Records from a data source:
§ §

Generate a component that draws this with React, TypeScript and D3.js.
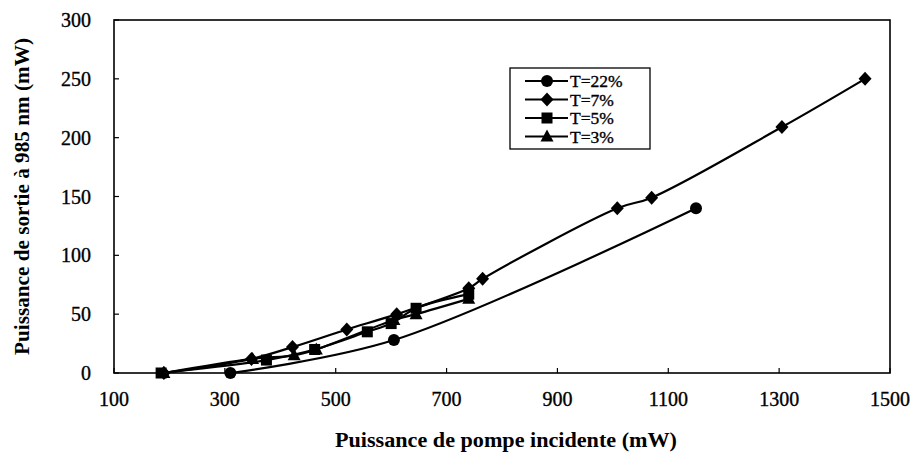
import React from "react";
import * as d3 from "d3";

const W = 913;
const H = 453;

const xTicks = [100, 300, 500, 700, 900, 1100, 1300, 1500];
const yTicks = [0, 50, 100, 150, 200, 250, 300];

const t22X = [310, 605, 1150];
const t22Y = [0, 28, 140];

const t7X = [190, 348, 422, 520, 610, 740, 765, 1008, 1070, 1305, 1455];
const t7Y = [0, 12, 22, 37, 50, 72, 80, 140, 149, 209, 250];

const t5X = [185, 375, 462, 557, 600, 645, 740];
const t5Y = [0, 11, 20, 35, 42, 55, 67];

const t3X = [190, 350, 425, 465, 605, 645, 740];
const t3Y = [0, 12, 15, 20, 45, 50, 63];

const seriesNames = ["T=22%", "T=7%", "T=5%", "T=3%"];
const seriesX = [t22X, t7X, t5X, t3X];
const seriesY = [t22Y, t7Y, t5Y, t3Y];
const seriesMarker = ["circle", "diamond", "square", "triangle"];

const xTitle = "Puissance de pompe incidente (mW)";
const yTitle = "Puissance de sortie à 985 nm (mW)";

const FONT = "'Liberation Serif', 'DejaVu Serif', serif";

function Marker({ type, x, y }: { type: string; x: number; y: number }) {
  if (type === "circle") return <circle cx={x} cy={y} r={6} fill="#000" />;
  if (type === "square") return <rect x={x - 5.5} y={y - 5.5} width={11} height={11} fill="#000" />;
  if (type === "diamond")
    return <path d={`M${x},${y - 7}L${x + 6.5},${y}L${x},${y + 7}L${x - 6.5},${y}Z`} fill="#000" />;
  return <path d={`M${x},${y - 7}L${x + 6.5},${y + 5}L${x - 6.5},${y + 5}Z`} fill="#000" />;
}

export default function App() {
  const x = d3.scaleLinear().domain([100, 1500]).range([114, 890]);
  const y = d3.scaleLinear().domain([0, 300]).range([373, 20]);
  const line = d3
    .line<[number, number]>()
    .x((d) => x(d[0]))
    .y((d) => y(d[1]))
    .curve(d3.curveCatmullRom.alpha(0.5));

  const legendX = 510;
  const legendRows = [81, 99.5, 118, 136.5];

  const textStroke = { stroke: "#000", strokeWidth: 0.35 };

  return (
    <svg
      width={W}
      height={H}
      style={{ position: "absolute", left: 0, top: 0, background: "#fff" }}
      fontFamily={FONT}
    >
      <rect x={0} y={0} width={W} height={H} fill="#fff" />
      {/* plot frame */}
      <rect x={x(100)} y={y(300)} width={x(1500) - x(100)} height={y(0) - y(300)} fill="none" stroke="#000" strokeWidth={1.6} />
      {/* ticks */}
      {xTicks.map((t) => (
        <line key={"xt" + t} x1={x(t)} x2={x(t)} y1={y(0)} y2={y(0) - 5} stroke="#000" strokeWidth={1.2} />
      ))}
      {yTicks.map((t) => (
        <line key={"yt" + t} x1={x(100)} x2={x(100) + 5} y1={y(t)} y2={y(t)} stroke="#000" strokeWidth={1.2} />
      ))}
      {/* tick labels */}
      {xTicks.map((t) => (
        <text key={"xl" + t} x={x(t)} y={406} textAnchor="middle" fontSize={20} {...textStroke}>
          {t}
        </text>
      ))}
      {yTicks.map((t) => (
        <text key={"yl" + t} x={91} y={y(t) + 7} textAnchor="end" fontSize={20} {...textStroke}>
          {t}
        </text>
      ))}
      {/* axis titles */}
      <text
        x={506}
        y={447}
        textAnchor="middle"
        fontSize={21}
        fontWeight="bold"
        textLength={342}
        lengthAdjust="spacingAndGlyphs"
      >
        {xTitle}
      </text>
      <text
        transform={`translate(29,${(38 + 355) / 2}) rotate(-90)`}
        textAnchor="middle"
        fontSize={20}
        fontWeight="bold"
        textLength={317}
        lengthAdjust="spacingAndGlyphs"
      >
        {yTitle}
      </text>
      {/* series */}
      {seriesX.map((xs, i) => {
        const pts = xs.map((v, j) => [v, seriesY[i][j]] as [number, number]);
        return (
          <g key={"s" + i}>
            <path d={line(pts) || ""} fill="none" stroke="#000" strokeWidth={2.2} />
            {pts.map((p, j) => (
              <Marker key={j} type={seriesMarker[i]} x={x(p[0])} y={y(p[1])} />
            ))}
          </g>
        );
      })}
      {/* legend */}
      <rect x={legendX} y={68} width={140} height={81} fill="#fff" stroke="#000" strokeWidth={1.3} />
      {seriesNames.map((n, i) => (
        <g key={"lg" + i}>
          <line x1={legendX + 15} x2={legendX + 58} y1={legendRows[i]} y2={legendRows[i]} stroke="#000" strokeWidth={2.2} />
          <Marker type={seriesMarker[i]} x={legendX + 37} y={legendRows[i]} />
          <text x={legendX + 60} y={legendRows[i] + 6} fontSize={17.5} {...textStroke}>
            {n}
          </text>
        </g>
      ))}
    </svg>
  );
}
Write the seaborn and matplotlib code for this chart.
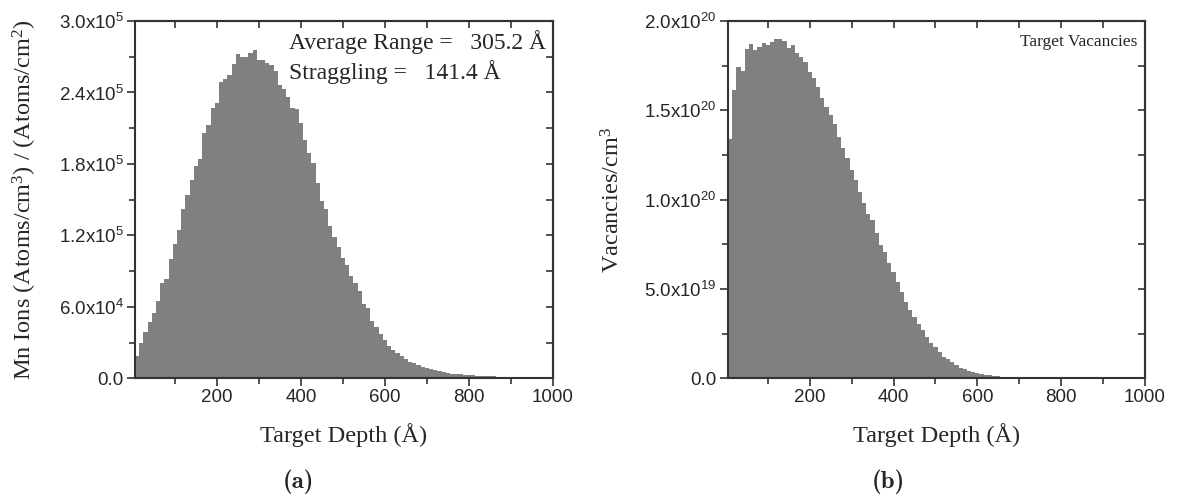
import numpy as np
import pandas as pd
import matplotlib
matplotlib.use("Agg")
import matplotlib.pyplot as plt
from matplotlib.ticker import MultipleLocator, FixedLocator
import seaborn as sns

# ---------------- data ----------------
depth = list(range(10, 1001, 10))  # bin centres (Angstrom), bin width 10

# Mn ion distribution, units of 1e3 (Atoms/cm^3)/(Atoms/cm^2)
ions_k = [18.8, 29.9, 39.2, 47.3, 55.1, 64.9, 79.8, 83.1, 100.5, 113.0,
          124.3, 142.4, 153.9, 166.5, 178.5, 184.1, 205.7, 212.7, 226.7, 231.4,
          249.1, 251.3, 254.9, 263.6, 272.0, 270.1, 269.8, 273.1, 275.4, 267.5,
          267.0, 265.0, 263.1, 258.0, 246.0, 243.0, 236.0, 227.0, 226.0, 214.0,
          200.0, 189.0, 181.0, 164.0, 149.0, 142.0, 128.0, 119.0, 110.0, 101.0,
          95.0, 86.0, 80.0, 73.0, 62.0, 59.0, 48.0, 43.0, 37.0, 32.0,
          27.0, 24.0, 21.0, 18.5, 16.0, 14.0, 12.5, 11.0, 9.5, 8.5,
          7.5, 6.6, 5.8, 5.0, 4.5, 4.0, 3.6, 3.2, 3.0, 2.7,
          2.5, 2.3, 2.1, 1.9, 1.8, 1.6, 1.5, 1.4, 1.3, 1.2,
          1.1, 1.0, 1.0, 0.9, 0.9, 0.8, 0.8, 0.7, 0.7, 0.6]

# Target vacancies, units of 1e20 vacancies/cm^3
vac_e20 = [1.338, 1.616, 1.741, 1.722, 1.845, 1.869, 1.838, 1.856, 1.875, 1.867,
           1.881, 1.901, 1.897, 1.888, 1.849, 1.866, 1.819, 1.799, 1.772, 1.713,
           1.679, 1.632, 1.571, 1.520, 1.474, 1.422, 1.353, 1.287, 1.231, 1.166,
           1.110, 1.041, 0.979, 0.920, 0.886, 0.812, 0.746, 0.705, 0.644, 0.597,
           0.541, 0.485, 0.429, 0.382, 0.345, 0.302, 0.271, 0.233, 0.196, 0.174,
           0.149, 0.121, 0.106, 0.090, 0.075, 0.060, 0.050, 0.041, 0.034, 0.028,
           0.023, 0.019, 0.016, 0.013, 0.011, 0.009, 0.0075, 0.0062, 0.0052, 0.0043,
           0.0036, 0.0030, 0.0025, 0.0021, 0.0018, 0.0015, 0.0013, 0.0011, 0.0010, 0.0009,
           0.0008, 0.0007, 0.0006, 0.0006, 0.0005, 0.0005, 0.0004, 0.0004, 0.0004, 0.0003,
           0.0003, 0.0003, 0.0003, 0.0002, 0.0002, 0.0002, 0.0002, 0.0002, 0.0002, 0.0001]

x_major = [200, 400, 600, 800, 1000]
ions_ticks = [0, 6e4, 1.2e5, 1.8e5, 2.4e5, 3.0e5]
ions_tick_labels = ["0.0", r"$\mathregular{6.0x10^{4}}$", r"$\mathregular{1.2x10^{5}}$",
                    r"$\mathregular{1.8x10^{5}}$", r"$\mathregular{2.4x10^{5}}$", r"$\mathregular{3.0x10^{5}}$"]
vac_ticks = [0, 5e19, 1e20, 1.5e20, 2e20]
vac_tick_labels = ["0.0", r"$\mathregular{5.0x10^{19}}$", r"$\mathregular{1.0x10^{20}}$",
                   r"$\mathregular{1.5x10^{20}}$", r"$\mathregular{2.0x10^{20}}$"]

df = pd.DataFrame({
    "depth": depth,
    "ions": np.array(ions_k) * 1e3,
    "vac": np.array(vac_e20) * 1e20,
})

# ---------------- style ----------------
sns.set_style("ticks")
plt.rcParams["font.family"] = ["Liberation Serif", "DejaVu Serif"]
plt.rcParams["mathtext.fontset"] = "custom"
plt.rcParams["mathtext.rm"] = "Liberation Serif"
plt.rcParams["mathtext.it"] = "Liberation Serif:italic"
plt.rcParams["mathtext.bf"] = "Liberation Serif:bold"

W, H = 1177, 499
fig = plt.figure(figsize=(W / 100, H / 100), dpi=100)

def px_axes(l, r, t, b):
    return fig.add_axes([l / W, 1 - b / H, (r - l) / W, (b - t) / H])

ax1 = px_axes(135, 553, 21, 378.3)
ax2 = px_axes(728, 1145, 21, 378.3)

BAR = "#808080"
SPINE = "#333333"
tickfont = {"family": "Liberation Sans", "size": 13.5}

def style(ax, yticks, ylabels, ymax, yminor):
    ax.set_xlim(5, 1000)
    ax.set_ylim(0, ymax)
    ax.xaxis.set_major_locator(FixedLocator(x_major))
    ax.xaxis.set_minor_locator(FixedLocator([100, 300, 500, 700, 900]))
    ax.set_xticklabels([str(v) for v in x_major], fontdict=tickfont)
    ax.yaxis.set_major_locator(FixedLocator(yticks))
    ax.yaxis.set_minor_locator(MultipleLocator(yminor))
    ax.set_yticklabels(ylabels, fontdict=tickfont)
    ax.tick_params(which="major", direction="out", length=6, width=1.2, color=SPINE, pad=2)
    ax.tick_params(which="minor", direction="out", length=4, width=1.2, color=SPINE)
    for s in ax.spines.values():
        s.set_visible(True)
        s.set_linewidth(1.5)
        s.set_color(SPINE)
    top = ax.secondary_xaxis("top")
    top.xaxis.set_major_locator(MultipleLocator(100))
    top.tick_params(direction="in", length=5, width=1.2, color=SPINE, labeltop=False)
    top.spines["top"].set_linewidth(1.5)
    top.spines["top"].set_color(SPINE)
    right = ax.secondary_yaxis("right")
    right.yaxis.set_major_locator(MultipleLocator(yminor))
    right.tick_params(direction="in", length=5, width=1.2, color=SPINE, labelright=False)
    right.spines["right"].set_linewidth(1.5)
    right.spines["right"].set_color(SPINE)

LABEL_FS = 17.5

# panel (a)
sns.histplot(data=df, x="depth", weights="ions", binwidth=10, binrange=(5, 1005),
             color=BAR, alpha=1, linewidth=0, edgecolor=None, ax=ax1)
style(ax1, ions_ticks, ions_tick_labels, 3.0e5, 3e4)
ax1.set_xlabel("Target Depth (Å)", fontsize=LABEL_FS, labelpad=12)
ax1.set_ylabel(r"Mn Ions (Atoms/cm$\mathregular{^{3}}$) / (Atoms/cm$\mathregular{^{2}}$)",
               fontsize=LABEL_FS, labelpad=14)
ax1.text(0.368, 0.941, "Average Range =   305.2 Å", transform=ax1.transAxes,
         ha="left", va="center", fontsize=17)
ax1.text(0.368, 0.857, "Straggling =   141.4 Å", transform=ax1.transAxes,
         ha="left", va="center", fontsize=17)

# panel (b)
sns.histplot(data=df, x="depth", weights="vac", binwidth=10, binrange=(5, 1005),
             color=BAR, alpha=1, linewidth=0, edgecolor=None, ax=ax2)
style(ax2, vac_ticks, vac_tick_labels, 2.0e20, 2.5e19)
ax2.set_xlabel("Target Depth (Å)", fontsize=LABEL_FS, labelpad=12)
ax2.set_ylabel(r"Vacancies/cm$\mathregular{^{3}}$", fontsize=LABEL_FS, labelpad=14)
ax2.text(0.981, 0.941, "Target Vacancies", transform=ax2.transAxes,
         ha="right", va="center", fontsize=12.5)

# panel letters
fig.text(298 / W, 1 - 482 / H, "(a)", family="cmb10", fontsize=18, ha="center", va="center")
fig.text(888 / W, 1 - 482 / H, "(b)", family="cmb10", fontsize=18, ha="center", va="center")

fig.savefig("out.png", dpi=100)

§ §

▶ _EXERCISE AIM_:
Please reproduce, word for word, every line from the first line of the records above through the line containing "const t3Y = [0, 12, 15, 20, 45, 50, 63];", and leave out the pictures.

▶ _THE RESULT_:
Generate a component that draws this with React, TypeScript and D3.js.
import React from "react";
import * as d3 from "d3";

const W = 913;
const H = 453;

const xTicks = [100, 300, 500, 700, 900, 1100, 1300, 1500];
const yTicks = [0, 50, 100, 150, 200, 250, 300];

const t22X = [310, 605, 1150];
const t22Y = [0, 28, 140];

const t7X = [190, 348, 422, 520, 610, 740, 765, 1008, 1070, 1305, 1455];
const t7Y = [0, 12, 22, 37, 50, 72, 80, 140, 149, 209, 250];

const t5X = [185, 375, 462, 557, 600, 645, 740];
const t5Y = [0, 11, 20, 35, 42, 55, 67];

const t3X = [190, 350, 425, 465, 605, 645, 740];
const t3Y = [0, 12, 15, 20, 45, 50, 63];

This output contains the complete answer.